European stocks fell on Thursday after Federal Reserve chair Jay Powell warned that US interest rates were likely to rise more than previously anticipated as the central bank battled inflation.
The regional Stoxx Europe 600 declined 1 per cent in early trading. London’s FTSE fell 0.5 per cent ahead of the Bank of England’s policy meeting, with financial markets betting on a jumbo 0.75 percentage point interest rate rise.
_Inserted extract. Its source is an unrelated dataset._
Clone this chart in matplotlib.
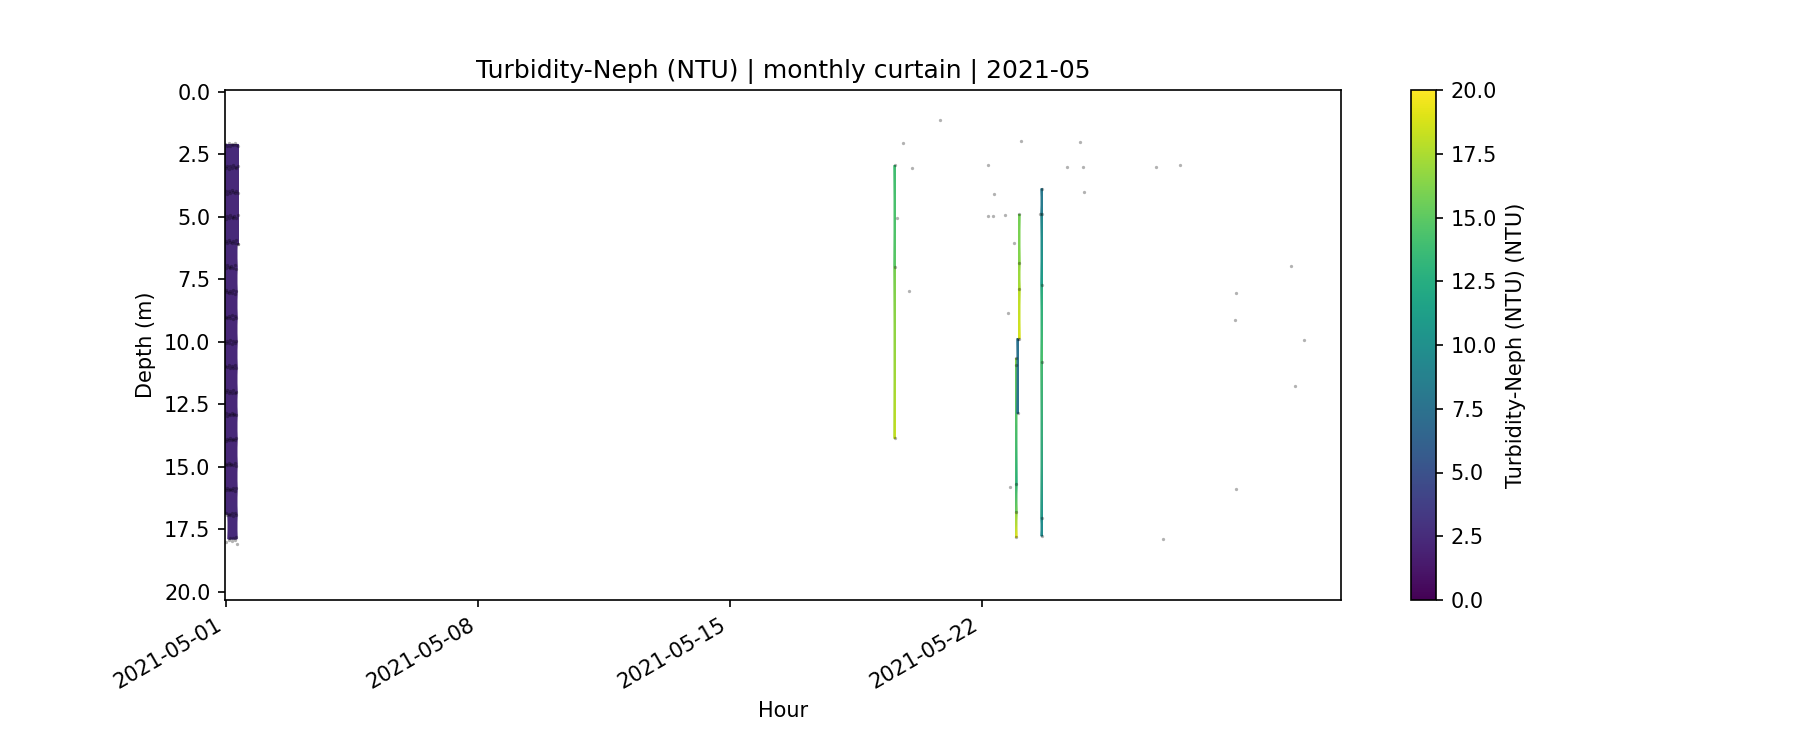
import numpy as np
import pandas as pd
import matplotlib
matplotlib.use("Agg")
import matplotlib.pyplot as plt
import matplotlib.dates as mdates

# dense casts at the start of the month (hourly bins)
block_hours = ["2021-05-01 00:00", "2021-05-01 01:00", "2021-05-01 02:00",
               "2021-05-01 03:00", "2021-05-01 04:00", "2021-05-01 05:00",
               "2021-05-01 06:00", "2021-05-01 07:00", "2021-05-01 08:00"]
block_max_depth = [16.9, 16.9, 17.9, 17.9, 17.9, 17.9, 17.9, 17.9, 6.1]
block_depths = [2.1, 3.0, 4.0, 5.0, 6.0, 7.0, 8.0, 9.0, 10.0, 11.0, 12.0,
                12.9, 13.9, 14.9, 15.9, 16.9, 17.9]
block_values = [2.4, 2.4, 2.3, 2.3, 2.4, 2.3, 2.3, 2.2, 2.3, 2.3, 2.2,
                2.3, 2.3, 2.2, 2.3, 2.4, 2.4]
# small time offsets of the casts inside each hour (minutes)
block_offsets = [-10, 5, -5, 10, 0, -8, 8, -3, 3, -10, 6, -6, 10, -2, 4, -9, 7]
# small depth scatter of the casts around the nominal depths (m)
block_jitter = [0.0, 0.05, -0.05, 0.08, -0.03, 0.04, -0.07, 0.02, 0.06, -0.04, 0.03,
                -0.06, 0.07, -0.02, 0.05, -0.05, 0.04]

# later profiles with more than one sample in the hour
profile_times = ["2021-05-19 14:00", "2021-05-22 23:00", "2021-05-23 00:00",
                 "2021-05-23 01:00", "2021-05-23 16:00"]
profile_depths = [
    [2.94, 6.99, 13.87],
    [10.67, 10.94, 15.70, 16.82, 17.83],
    [9.87, 12.87],
    [4.90, 6.83, 7.87, 9.87],
    [3.87, 4.87, 7.71, 10.83, 17.05, 17.78],
]
profile_values = [
    [13.5, 15.0, 18.5],
    [16.5, 16.0, 12.5, 16.0, 19.5],
    [7.5, 7.5],
    [15.5, 16.5, 17.5, 19.0],
    [8.0, 8.5, 11.5, 14.5, 10.0, 9.5],
]

# single samples (no curtain cell drawn)
single_times = ["2021-05-01 00:24", "2021-05-01 07:43",
                "2021-05-19 15:50", "2021-05-19 19:40", "2021-05-19 23:46",
                "2021-05-20 01:40", "2021-05-20 20:24", "2021-05-22 04:19",
                "2021-05-22 04:19", "2021-05-22 07:41", "2021-05-22 08:24",
                "2021-05-22 15:36", "2021-05-22 17:46", "2021-05-22 18:58",
                "2021-05-22 21:36", "2021-05-23 02:24", "2021-05-23 14:38",
                "2021-05-24 08:53", "2021-05-24 17:46", "2021-05-24 19:41",
                "2021-05-24 20:24", "2021-05-26 20:24", "2021-05-27 00:58",
                "2021-05-27 12:14", "2021-05-29 00:58", "2021-05-29 01:41",
                "2021-05-29 01:41", "2021-05-30 14:10", "2021-05-30 16:48",
                "2021-05-30 22:48"]
single_depths = [18.0, 18.1,
                 5.03, 2.03, 7.97,
                 3.03, 1.11, 2.91,
                 4.95, 4.95, 4.07,
                 4.91, 8.83, 15.83,
                 6.03, 1.95, 4.87,
                 2.99, 1.99, 2.99,
                 3.99, 2.99, 17.91,
                 2.91, 9.11, 8.03,
                 15.91, 6.95, 11.79,
                 9.91]

VMIN, VMAX = 0, 20


def draw_column(ax, t, depths, values):
    x0 = mdates.date2num(pd.Timestamp(t) - pd.Timedelta(minutes=30))
    x1 = mdates.date2num(pd.Timestamp(t) + pd.Timedelta(minutes=30))
    n = len(depths)
    X = np.column_stack([np.full(n, x0), np.full(n, x1)])
    Y = np.column_stack([depths, depths])
    C = np.column_stack([values, values])
    return ax.pcolormesh(X, Y, C, shading="gouraud", cmap="viridis",
                         vmin=VMIN, vmax=VMAX)


fig, ax = plt.subplots(figsize=(12, 5), dpi=150)

pts_t, pts_d = [], []
mesh = None
for i, (t, dmax) in enumerate(zip(block_hours, block_max_depth)):
    d = [x for x in block_depths if x <= dmax + 0.05]
    v = block_values[:len(d)]
    if d[-1] < dmax:
        d = d + [dmax]
        v = v + [block_values[len(d) - 2]]
    mesh = draw_column(ax, t, d, v)
    ts = pd.Timestamp(t)
    k = len(d)
    offs = block_offsets[i:] + block_offsets[:i]
    jit = block_jitter[i:] + block_jitter[:i]
    pts_t += [ts + pd.Timedelta(minutes=m) for m in offs[:k]]
    pts_d += [a + b for a, b in zip(d, jit[:k])]

for t, d, v in zip(profile_times, profile_depths, profile_values):
    mesh = draw_column(ax, t, d, v)
    pts_t += [pd.Timestamp(t)] * len(d)
    pts_d += d

pts_t += list(pd.to_datetime(single_times))
pts_d += single_depths

ax.scatter(mdates.date2num(pd.to_datetime(pts_t)), pts_d, s=2.5, c="k",
           alpha=0.3, linewidths=0, zorder=3)

ax.xaxis_date()
ax.xaxis.set_major_locator(mdates.DayLocator(bymonthday=[1, 8, 15, 22]))
ax.xaxis.set_major_formatter(mdates.DateFormatter("%Y-%m-%d"))
ax.set_xlim(mdates.date2num(pd.Timestamp("2021-05-01 00:00") - pd.Timedelta(minutes=30)),
            mdates.date2num(pd.Timestamp("2021-05-31 23:30")))
ax.set_ylim(20.34, -0.08)

ax.set_title("Turbidity-Neph (NTU) | monthly curtain | 2021-05")
ax.set_xlabel("Hour")
ax.set_ylabel("Depth (m)")

fig.colorbar(mesh, ax=ax, label="Turbidity-Neph (NTU) (NTU)")
fig.autofmt_xdate()

plt.savefig("out.png")
plt.close()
Contracts tracking Wall Street’s benchmark S&P 500 lost 0.1 per cent while those tracking the tech-heavy Nasdaq 100 fell 0.2 per cent.
The moves come after the Fed on Wednesday increased its main interest rate by 0.75 percentage points for the fourth time in a row, bringing the federal funds rate to a target range of 3.75 per cent to 4 per cent.
The S&P 500 was in positive territory immediately after the widely expected announcement, but ended the session down 2.5 per cent following Powell’s subsequent press conference.
Responding to questions, the central bank governor hinted that the pace of rate increases could slow as soon as the Fed’s December meeting but warned that with inflation running hot, “the ultimate level of interest rates will be higher than expected”.
Mike Zigmont, head of trading and research at Harvest Volatility Management, said Powell’s statements were likely to snuff out investor optimism that has helped US stock indices rise over the past fortnight.
“We just set a new sentimental tone and it’s bearish. I don’t know if it’s going to get ugly but optimism is out the window for a while.”
Government bond prices fell as investors digested the news, with the yield on the 10-year US Treasury note up 0.09 percentage points to 4.15 per cent on Thursday. Rising yields reflect lower prices. The two-year Treasury yield, which is particularly sensitive to monetary policy expectations, rose 0.12 percentage points to 4.69 per cent.
The dollar index, which tracks the US currency against six others including the euro and sterling, strengthened 0.3 per cent on Thursday.
Asian equities fell sharply after China’s National Health Commission quashed rumours that the country was preparing to ease its strict zero-Covid approach.
“[We must] work to control sudden outbreaks of the pandemic?.?.?.?as quickly and at as low cost as possible,” the NHC said.
The statement from China’s top health authority sent domestic stocks lower on Thursday morning, with the benchmark CSI 300 and Hong Kong’s Hang Seng index down 0.8 per cent and 3.1 per cent, respectively.